Task to complete — Print exactly the lines below between the line containing "Recreate this image" and the line containing "const ticksEje = [0, 0.2, 0.4, 0.6, 0.8, 1.0]", counting both of those lines. Leave pictures out.

Materials provided —
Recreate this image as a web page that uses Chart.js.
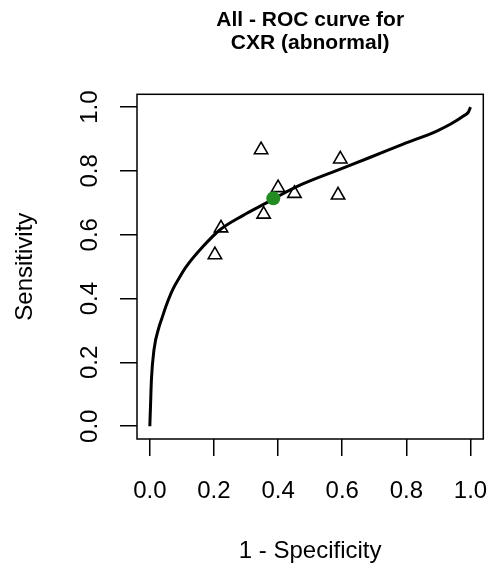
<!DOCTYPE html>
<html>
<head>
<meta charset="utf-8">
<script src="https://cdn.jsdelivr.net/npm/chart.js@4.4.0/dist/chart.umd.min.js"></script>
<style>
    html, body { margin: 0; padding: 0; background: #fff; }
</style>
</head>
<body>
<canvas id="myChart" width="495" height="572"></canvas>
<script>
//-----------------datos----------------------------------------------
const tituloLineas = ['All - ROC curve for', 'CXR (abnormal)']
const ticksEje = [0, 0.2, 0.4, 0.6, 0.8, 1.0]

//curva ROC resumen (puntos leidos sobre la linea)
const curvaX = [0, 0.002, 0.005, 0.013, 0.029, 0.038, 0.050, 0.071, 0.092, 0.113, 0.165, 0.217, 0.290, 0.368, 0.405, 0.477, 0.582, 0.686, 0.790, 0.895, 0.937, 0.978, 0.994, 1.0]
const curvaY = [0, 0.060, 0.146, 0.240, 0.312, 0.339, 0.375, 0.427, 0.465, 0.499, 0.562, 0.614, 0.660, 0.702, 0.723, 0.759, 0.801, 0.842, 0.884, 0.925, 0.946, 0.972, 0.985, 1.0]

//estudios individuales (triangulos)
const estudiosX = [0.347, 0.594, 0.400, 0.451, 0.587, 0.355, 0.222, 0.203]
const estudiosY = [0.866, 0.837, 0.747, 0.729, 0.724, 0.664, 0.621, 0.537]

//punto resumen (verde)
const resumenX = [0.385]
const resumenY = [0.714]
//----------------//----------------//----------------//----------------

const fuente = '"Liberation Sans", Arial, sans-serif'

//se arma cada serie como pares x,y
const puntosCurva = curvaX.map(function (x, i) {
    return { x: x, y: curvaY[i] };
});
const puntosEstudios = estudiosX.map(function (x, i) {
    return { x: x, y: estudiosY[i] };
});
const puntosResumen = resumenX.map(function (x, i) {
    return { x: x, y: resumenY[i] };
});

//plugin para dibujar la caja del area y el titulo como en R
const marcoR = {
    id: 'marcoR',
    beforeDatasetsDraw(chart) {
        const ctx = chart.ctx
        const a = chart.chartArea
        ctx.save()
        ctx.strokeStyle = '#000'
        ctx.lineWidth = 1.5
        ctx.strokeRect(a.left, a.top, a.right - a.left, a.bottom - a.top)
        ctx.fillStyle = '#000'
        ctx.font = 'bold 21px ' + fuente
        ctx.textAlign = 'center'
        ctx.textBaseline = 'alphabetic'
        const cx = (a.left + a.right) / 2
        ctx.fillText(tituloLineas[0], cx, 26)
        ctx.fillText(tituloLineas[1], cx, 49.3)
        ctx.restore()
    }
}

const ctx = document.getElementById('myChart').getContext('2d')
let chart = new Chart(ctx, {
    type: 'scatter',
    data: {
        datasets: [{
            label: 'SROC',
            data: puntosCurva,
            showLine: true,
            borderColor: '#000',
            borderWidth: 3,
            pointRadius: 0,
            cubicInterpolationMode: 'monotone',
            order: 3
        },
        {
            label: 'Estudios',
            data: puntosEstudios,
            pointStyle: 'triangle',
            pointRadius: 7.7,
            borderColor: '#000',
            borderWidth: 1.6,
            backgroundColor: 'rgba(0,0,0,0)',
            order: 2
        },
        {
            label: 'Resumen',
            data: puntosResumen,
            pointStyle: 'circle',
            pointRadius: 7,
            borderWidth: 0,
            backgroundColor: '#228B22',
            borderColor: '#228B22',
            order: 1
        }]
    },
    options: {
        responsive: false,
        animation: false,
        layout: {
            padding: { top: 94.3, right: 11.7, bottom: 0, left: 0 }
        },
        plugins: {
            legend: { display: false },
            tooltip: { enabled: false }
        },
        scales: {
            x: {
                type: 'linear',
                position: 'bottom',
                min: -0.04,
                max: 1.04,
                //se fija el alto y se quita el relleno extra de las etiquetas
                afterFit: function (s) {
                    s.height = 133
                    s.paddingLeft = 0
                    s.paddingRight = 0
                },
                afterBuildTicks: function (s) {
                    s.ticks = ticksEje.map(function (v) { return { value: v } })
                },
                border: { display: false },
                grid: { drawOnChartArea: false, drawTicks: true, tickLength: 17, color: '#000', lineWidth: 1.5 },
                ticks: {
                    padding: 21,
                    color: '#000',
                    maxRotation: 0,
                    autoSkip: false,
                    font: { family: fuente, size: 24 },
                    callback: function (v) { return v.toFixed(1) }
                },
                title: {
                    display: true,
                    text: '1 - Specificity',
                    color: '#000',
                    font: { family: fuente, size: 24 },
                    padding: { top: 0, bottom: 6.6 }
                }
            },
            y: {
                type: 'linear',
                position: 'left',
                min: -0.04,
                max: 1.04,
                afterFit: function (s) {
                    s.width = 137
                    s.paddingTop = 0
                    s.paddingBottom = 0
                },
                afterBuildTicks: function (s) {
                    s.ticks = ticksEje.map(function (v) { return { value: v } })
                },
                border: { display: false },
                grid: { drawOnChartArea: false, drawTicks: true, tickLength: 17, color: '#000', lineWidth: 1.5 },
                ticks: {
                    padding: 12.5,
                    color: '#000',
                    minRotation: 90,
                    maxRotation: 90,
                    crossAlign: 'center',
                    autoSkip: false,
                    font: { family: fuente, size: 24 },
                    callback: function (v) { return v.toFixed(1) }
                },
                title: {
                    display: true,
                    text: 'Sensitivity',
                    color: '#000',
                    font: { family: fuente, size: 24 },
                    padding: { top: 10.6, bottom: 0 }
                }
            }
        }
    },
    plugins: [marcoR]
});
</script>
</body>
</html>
==
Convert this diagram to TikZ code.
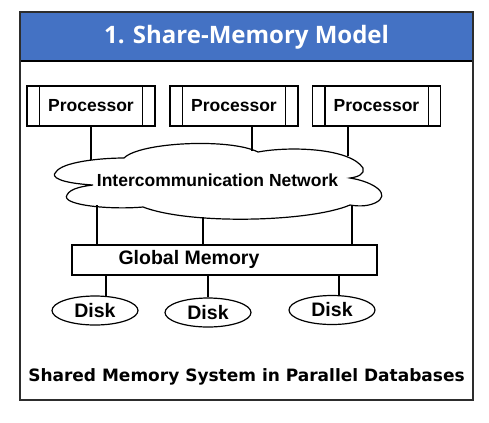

The result —
Recreate this image as a web page that uses Chart.js.
<!DOCTYPE html>
<html>
<head>
<meta charset="utf-8">
<script src="https://cdn.jsdelivr.net/npm/chart.js@4.4.0/dist/chart.umd.min.js"></script>
<style>
    html, body { margin: 0; padding: 0; background: #fff; }
</style>
</head>
<body>
<canvas id="myChart" width="495" height="572"></canvas>
<script>
//-----------------datos----------------------------------------------
const tituloLineas = ['All - ROC curve for', 'CXR (abnormal)']
const ticksEje = [0, 0.2, 0.4, 0.6, 0.8, 1.0]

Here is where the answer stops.